The Great War Remembered

Part 1

Many thousands of people have been to the Tower of London to view the growing number of poppies in the dry moat.  Between 4 August and 11 November 2014 a total of 888,246 hand-made ceramic poppies were planted.  “Each one represents a British military death during the First World War”.  It was called ‘Blood Swept Lands and Seas of Red’.  The very many people there walked quietly along the path above the moat taking photographs.  Described erroneously by someone on television as “pretty” it was a thought provoking piece of art.  The poppies were offered for sale at £25 a time.  All have sold.  (See also http://poppies.hrp.org.uk/ and https://poppies.hrp.org.uk/buy-a-poppy/ ).

These photographs were taken on 1 November 2014.

Part 2

Sir Tony Robinson came to the Essex Record Office in September to speak at an event jointly organised by Ancestry, the family history website.  The Lecture Theatre was full.  In an entertaining and informative talk he spoke on the subject of researching the Great War.  

The Internet has given unparalleled access to archives. “It is now a million times easier to research [family] history”, Tony said.  (He does not like being called Sir Tony.)  His grandfather fought in the Great War but never spoke of the hardships endured and sights witnessed.  “There are whole stories we thought might be lost, but we are starting to re-find them”.  So we can now celebrate “the rediscovery of these stories”.

Sir Tony Robinson gave four reasons why we should remember the Great War. 

“Firstly, there is the ‘never again argument’.  We should observe history and not repeat past mistakes. 
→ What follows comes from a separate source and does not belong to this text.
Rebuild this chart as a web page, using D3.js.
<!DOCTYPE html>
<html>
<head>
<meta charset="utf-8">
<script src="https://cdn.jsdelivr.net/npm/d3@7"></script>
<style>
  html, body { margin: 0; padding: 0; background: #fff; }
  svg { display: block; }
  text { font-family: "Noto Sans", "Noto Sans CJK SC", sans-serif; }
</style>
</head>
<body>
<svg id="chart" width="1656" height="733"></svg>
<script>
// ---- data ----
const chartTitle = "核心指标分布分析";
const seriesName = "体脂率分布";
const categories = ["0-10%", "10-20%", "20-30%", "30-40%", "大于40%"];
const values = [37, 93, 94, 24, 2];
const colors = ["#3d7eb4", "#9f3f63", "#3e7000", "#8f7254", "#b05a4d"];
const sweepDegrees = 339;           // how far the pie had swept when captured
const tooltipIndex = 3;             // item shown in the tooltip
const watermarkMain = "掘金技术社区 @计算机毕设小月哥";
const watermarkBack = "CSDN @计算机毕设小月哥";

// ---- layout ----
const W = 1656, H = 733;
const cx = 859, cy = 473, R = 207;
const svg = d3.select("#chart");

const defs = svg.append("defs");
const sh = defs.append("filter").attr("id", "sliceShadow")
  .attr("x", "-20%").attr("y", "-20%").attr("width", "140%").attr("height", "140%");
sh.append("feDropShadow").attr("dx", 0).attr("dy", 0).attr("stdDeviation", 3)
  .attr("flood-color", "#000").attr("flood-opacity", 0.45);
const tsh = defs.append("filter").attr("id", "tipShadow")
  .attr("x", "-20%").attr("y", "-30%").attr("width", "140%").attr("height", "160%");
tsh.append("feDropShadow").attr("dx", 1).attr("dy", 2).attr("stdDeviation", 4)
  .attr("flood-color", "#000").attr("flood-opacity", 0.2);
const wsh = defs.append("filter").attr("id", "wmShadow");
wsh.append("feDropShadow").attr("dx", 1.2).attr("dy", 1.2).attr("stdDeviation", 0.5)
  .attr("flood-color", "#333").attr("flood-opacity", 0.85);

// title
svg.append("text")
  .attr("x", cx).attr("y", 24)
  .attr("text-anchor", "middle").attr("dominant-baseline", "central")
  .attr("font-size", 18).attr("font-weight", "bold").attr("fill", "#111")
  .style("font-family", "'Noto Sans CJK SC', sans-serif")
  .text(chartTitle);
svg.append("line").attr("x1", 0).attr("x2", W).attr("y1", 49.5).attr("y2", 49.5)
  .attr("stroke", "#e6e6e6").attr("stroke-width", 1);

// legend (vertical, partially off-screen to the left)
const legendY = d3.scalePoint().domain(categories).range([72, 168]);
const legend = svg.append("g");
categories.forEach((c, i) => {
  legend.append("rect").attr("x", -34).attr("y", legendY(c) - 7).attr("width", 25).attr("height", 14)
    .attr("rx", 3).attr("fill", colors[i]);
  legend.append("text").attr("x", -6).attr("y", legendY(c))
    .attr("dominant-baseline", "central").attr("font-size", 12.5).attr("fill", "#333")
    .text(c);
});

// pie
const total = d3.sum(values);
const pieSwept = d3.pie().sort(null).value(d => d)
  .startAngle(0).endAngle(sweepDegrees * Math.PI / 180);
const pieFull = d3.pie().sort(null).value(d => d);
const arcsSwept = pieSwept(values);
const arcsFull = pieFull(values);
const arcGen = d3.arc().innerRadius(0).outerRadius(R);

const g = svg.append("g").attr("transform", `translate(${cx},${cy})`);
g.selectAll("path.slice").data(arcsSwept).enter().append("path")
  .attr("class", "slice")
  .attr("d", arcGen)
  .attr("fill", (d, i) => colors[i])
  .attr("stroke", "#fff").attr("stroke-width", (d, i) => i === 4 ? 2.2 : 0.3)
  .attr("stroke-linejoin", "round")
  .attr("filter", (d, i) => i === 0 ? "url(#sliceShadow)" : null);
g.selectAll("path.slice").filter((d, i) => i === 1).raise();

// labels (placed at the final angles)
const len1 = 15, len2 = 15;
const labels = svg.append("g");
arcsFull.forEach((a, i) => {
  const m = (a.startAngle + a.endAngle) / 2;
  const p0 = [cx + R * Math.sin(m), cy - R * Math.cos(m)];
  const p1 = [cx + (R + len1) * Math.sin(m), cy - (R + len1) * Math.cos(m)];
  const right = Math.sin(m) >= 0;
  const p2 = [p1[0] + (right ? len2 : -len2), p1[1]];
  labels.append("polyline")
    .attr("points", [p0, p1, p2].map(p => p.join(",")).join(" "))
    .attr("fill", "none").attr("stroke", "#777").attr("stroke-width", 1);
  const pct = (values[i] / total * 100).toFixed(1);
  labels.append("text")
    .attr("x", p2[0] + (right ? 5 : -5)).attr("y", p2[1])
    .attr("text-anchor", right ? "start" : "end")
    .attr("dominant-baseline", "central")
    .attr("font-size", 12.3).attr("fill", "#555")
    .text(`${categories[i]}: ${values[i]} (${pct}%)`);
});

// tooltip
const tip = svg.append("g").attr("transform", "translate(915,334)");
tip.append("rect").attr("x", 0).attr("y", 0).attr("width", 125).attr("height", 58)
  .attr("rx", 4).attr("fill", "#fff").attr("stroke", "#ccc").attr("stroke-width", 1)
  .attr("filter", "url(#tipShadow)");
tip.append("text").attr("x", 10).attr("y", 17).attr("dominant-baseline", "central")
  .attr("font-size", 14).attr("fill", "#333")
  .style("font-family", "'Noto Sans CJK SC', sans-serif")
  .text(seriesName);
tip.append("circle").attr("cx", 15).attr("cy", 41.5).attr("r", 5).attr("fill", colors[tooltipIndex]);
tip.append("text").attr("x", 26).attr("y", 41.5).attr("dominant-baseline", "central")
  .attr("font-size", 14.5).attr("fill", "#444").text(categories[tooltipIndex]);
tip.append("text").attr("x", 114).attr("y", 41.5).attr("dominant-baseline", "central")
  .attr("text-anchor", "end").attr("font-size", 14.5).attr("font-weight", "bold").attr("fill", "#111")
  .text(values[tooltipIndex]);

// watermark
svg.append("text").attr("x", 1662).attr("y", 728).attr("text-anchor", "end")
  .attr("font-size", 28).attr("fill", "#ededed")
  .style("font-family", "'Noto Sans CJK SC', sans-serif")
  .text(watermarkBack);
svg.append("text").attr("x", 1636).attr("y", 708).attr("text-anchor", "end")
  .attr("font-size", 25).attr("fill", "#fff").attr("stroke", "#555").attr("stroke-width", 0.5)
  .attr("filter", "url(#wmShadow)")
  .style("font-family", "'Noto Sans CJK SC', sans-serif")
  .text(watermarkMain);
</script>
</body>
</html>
“Secondly, ‘war is a massive engine of social change’”.  The First World War saw the movement of people on a scale not seen before and inventions of weapons of mass destruction.  It was a mechanical and industrial war bogged down in the trenches of the Western Front. It was a different type of war with junior officers leading the charge and senior officers doing their best to organise in the face of mayhem. 

“Thirdly: ‘the impact of a major war stays and stays’”.  The breakup of the Ottoman Empire and the Sykes-Picot agreement of 1916 devised by the major powers which arbitrarily redrew boundaries to create Syria, Iran and Iraq, but ignored cultural ethnicity. 

“Fourthly: ‘to honour our dead’.  We know that our ancestors had the same characteristics, same humour, same DNA as ourselves”. They are remembered in the 120 war grave cemeteries, the 20 million WW1 records on Ancestry (with more photos added as they are being discovered) as well as our War Memorials.